Enkele minuten voor onze laatste school aan de beurt is wordt ik gevraagd om mee te dansen als evenknie van de juffrouw. Ik krijg een poncho en de vlag met dezelfde dikke rode stof. Op de vlagstok wordt een punt gevormd uit drie rondingen waarrond verschillende ringen hangen die een klinkerend geluid maken bij het neerzetten van de stok. Ik zal dus dansend het ritme aangeven en het is niet alleen de warmte meer die me doet zweten. Gelukkig is het ritme vijftien minuten lang 1-2, net als de danspassen overigens. De jongens en meisjes zwieren met de armen en benen. Nog twee anderen lopen met een stok op de schouder met twee hanen aan vastgebonden in het rond.

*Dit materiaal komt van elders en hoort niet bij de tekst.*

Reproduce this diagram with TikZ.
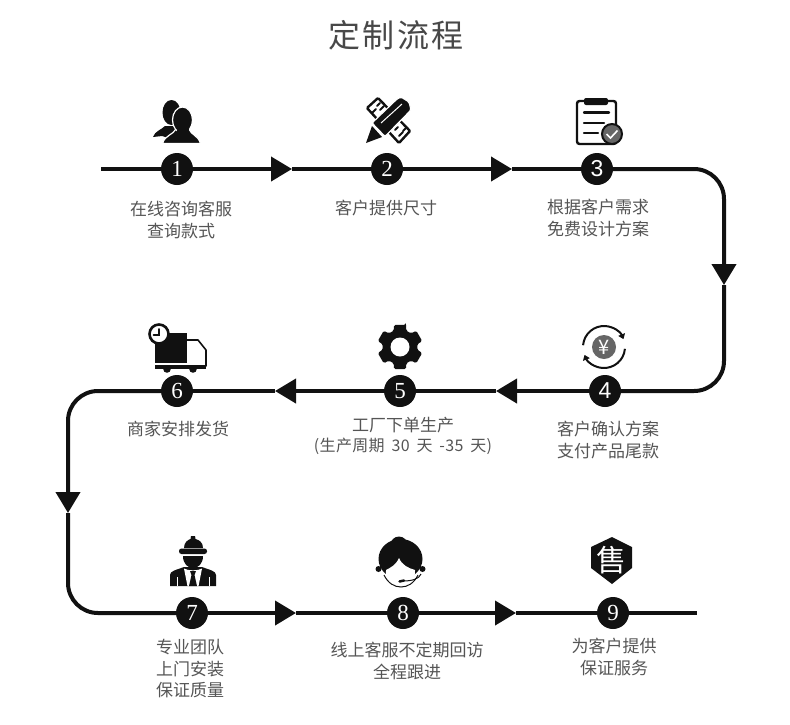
\documentclass[tikz,border=0pt]{standalone}
\usepackage{fontspec}
\setmainfont{Noto Sans CJK SC}
\newfontfamily\titlefont[LetterSpace=7]{Noto Sans CJK SC}
\newfontfamily\notefont[LetterSpace=2]{Noto Sans CJK SC}
\newfontfamily\digitfont{Liberation Serif}
\newfontfamily\sansdigit{Liberation Sans}
\usetikzlibrary{arrows.meta,positioning}
\definecolor{inkblack}{HTML}{111111}
\definecolor{labelgray}{HTML}{555555}
\definecolor{badgegray}{HTML}{666666}
\tikzset{
  stepdot/.style={
    circle,
    fill=inkblack,
    text=white,
    inner sep=0pt,
    minimum size=32pt,
    font=\digitfont\fontsize{23}{23}\selectfont
  },
  stepsans/.style={
    stepdot,
    font=\sansdigit\fontsize{23}{23}\selectfont
  },
  steplabel/.style={
    align=center,
    inner sep=0pt,
    text=labelgray,
    font=\fontsize{17}{21.5}\selectfont
  },
  flowline/.style={
    line width=4pt,
    draw=inkblack
  },
  flowarrow/.style={
    flowline,
    -{Triangle[length=21pt,width=24pt]}
  },
  iconfill/.style={
    fill=inkblack,
    draw=none
  },
  iconline/.style={
    draw=inkblack,
    line width=2.4pt,
    line cap=round
  },
  halo/.style={
    fill=inkblack,
    draw=white,
    line width=1.2pt
  }
}
\begin{document}
\begin{tikzpicture}[x=1pt,y=-1pt,on grid]
  \useasboundingbox (0,0) rectangle (790,724);
  \node[text=labelgray!85!black, inner sep=0pt, font=\titlefont\fontsize{32}{32}\selectfont] (title) at (396,35) {定制流程};

  \node[stepdot] (step1) at (177,169) {1};
  \node[stepdot, right=210pt of step1] (step2) {2};
  \node[stepsans, right=210pt of step2] (step3) {3};
  \node[stepsans, below=222pt of step3, xshift=8pt] (step4) {4};
  \node[stepdot, left=205pt of step4] (step5) {5};
  \node[stepdot, left=223pt of step5] (step6) {6};
  \node[stepdot, below=222pt of step6, xshift=15pt] (step7) {7};
  \node[stepdot, right=211pt of step7] (step8) {8};
  \node[stepdot, right=210pt of step8] (step9) {9};

  \node[steplabel, below=51pt of step1, xshift=4pt] (label1) {在线咨询客服\\查询款式};
  \node[steplabel, below=39pt of step2, xshift=-1pt] (label2) {客户提供尺寸};
  \node[steplabel, below=49pt of step3, xshift=1pt] (label3) {根据客户需求\\免费设计方案};
  \node[steplabel, below=49pt of step4, xshift=3pt] (label4) {客户确认方案\\支付产品尾款};
  \node[steplabel, below=45pt of step5, xshift=3pt] (label5) {工厂下单生产\\[-1pt]{\notefont\fontsize{16}{20}\selectfont (生产周期\hspace{3pt} 30\hspace{3pt} 天\hspace{3pt} -35\hspace{3pt} 天)}};
  \node[steplabel, below=38pt of step6, xshift=1pt] (label6) {商家安排发货};
  \node[steplabel, below=56pt of step7, xshift=-2pt] (label7) {专业团队\\上门安装\\保证质量};
  \node[steplabel, below=48pt of step8, xshift=4pt] (label8) {线上客服不定期回访\\全程跟进};
  \node[steplabel, below=44pt of step9, xshift=1pt] (label9) {为客户提供\\保证服务};

  \coordinate (linestart) at (101,169);
  \coordinate (lineend) at (697,613);
  \coordinate (tip1) at (292,169);
  \coordinate (tip2) at (512,169);
  \coordinate (corner1) at (724,169);
  \coordinate (tip3) at (724,285);
  \coordinate (corner2) at (724,391);
  \coordinate (tip4) at (496,391);
  \coordinate (tip5) at (275,391);
  \coordinate (corner3) at (68,391);
  \coordinate (tip6) at (68,513);
  \coordinate (corner4) at (68,613);
  \coordinate (tip7) at (296,613);
  \coordinate (tip8) at (516,613);

  \draw[flowline] (linestart) -- (step1);
  \draw[flowarrow] (step1) -- (tip1);
  \draw[flowline] (tip1) -- (step2);
  \draw[flowarrow] (step2) -- (tip2);
  \draw[flowline] (tip2) -- (step3);
  \draw[flowarrow, rounded corners=30pt] (step3) -- (corner1) -- (tip3);
  \draw[flowline, rounded corners=30pt] (tip3) -- (corner2) -- (step4);
  \draw[flowarrow] (step4) -- (tip4);
  \draw[flowline] (tip4) -- (step5);
  \draw[flowarrow] (step5) -- (tip5);
  \draw[flowline] (tip5) -- (step6);
  \draw[flowarrow, rounded corners=30pt] (step6) -- (corner3) -- (tip6);
  \draw[flowline, rounded corners=30pt] (tip6) -- (corner4) -- (step7);
  \draw[flowarrow] (step7) -- (tip7);
  \draw[flowline] (tip7) -- (step8);
  \draw[flowarrow] (step8) -- (tip8);
  \draw[flowline] (tip8) -- (step9);
  \draw[flowline] (step9) -- (lineend);

  % people
  \fill[iconfill] (153,137) .. controls (155,131) and (161,130) .. (165,126) -- (178,126) -- (178,141) -- (162,136) -- cycle;
  \fill[iconfill] (171.5,112.5) ellipse (9 and 12.5);
  \filldraw[halo] (162.5,143.5) .. controls (165,135) and (173,135) .. (176,129) -- (189,129) .. controls (191,135) and (198,135) .. (200.5,143.5) -- cycle;
  \filldraw[halo] (182.5,120) ellipse (10 and 13);
  \fill[iconfill] (176.5,126) rectangle (188.5,135);

  % ruler and pencil
  \filldraw[fill=white, iconline, rounded corners=1pt] (367,108) -- (378,98) -- (410,131) -- (399,143) -- cycle;
  \draw[iconline, line width=2pt] (372,113) -- (376,109) (377,106) -- (380,103) (380,110) -- (384,106);
  \draw[iconline, line width=2pt] (399,136) -- (403,132) (395,130) -- (398,127) (403,131) -- (406,128);
  \filldraw[halo, rounded corners=1.5pt] (372,123) -- (397,99) -- (401,97) -- (409,102) -- (411,110) -- (385,136.5) -- cycle;
  \fill[iconfill] (372,126) -- (382,137) -- (366,143) -- cycle;
  \draw[white, line width=1pt] (381,123) -- (402,104);

  % clipboard
  \draw[iconline, rounded corners=2.5pt] (584,101) -- (577,101) -- (577,144) -- (616,144) -- (616,101) -- (608,101);
  \fill[iconfill, rounded corners=2pt] (584,98) rectangle (608,105);
  \draw[iconline] (584,112.5) -- (609,112.5) (584,123) -- (604,123) (584,133) -- (598,133);
  \filldraw[fill=badgegray, draw=inkblack, line width=2pt] (612,134) circle (10);
  \draw[white, line width=1.6pt] (606.5,134) -- (610.5,138) -- (617.5,130.5);

  % payment
  \fill[badgegray] (604,347) circle (12);
  \node[text=white, inner sep=0pt, font=\fontsize{20}{20}\selectfont] (yen) at (604,347) {¥};
  \draw[iconline, line width=2pt, line cap=butt, -{Triangle[length=5pt,width=7pt]}] (604,347) ++(175:21pt) arc[start angle=175, end angle=22, radius=21pt];
  \draw[iconline, line width=2pt, line cap=butt, -{Triangle[length=5pt,width=7pt]}] (604,347) ++(-5:21pt) arc[start angle=-5, end angle=-158, radius=21pt];

  % gear
  \begin{scope}[shift={(400,347)}]
    \fill[iconfill, rounded corners=1.5pt] (75:23pt)
      \foreach \tooth in {90,150,210,270,330,390} {
        -- (\tooth+15:23pt) -- (\tooth+21:17.5pt) -- (\tooth+39:17.5pt) -- (\tooth+45:23pt)
      } -- cycle;
    \fill[white] (0,0) circle (9.5);
  \end{scope}

  % truck
  \fill[iconfill] (155,333) rectangle (187,363);
  \fill[iconfill] (155,365) rectangle (206,368.5);
  \draw[iconline, line width=1.6pt, line join=round] (187,340) -- (198,340) -- (206,350) -- (206,366);
  \fill[iconfill] (167,369) circle (3.8) (193,369) circle (3.8);
  \filldraw[fill=white, draw=inkblack, line width=2.6pt] (159,334) circle (9.5);
  \draw[iconline, line width=1.6pt] (159,329) -- (159,335) -- (153.5,335);

  % worker
  \fill[iconfill] (184,548) .. controls (184,542) and (188,540) .. (190.5,539) -- (191,536) -- (195,536) -- (195.5,539) .. controls (199,540) and (203,542) .. (203,548) -- cycle;
  \fill[iconfill, rounded corners=2.5pt] (179,548.5) rectangle (207,554);
  \fill[iconfill] (183,556) -- (203,556) .. controls (203,564) and (198,568) .. (193,568) .. controls (188,568) and (183,564) .. (183,556) -- cycle;
  \fill[iconfill] (170,586) -- (170,575) .. controls (170,571) and (176,570) .. (184,567) -- (202,567) .. controls (210,570) and (216,571) .. (216,575) -- (216,586) -- cycle;
  \fill[white] (184,568.5) .. controls (188,571) and (198,571) .. (202,568.5) -- (198.5,586) -- (187.5,586) -- cycle;
  \fill[iconfill] (190,571) -- (196,571) -- (194.5,575) -- (197,586) -- (189,586) -- (191.5,575) -- cycle;
  \draw[white, line width=.9pt] (177,577) -- (177,586) (209,577) -- (209,586);

  % agent
  \fill[iconfill] (399,545) circle (8.5);
  \fill[iconfill] (400.5,559) ellipse (22 and 20);
  \fill[iconfill] (378.5,569) circle (3) (422.5,569) circle (3);
  \fill[white] (399,558) .. controls (396,565) and (390,568) .. (386,570) .. controls (385,580) and (392,586) .. (400,586) .. controls (408,586) and (416,580) .. (415,570) .. controls (408,568) and (402,565) .. (399,558) -- cycle;
  \draw[inkblack, line width=1pt] (384,575) .. controls (388,583) and (394,587) .. (401,587) .. controls (408,587) and (414,583) .. (418,575);
  \draw[inkblack, line width=1pt] (421,574) .. controls (419,579) and (412,581) .. (403,581);
  \draw[inkblack, line width=2.5pt, line cap=round] (399.5,581.5) -- (404,580.5);

  % after-sales shield
  \fill[iconfill, line join=round] (612,537) -- (632,547) -- (632,568) -- (612,584) -- (591,568) -- (591,547) -- cycle;
  \node[text=white, inner sep=0pt, font=\fontsize{30}{30}\selectfont] (shieldmark) at (611.5,560) {售};
\end{tikzpicture}
\end{document}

Uitwisseling, cultuurbeleving, samenwerking, het zijn woorden die tijdens carnaval de nadruk krijgen in een land met vele verschillende culturen en bevolkingsgroepen. Na afloop mag ik in een interview met radio Guamote uitleggen of ik het leuk vind om een poncho te dragen en op blote voeten te lopen, ik beken. Hij vraagt ook hoe carnaval in België is en voegt toe “drinken”, “ ’s nachts”? “Drinken, dag en nacht”. Op de vraag wat ik van carnaval Guamote vind zal ik volgende week een antwoord geven.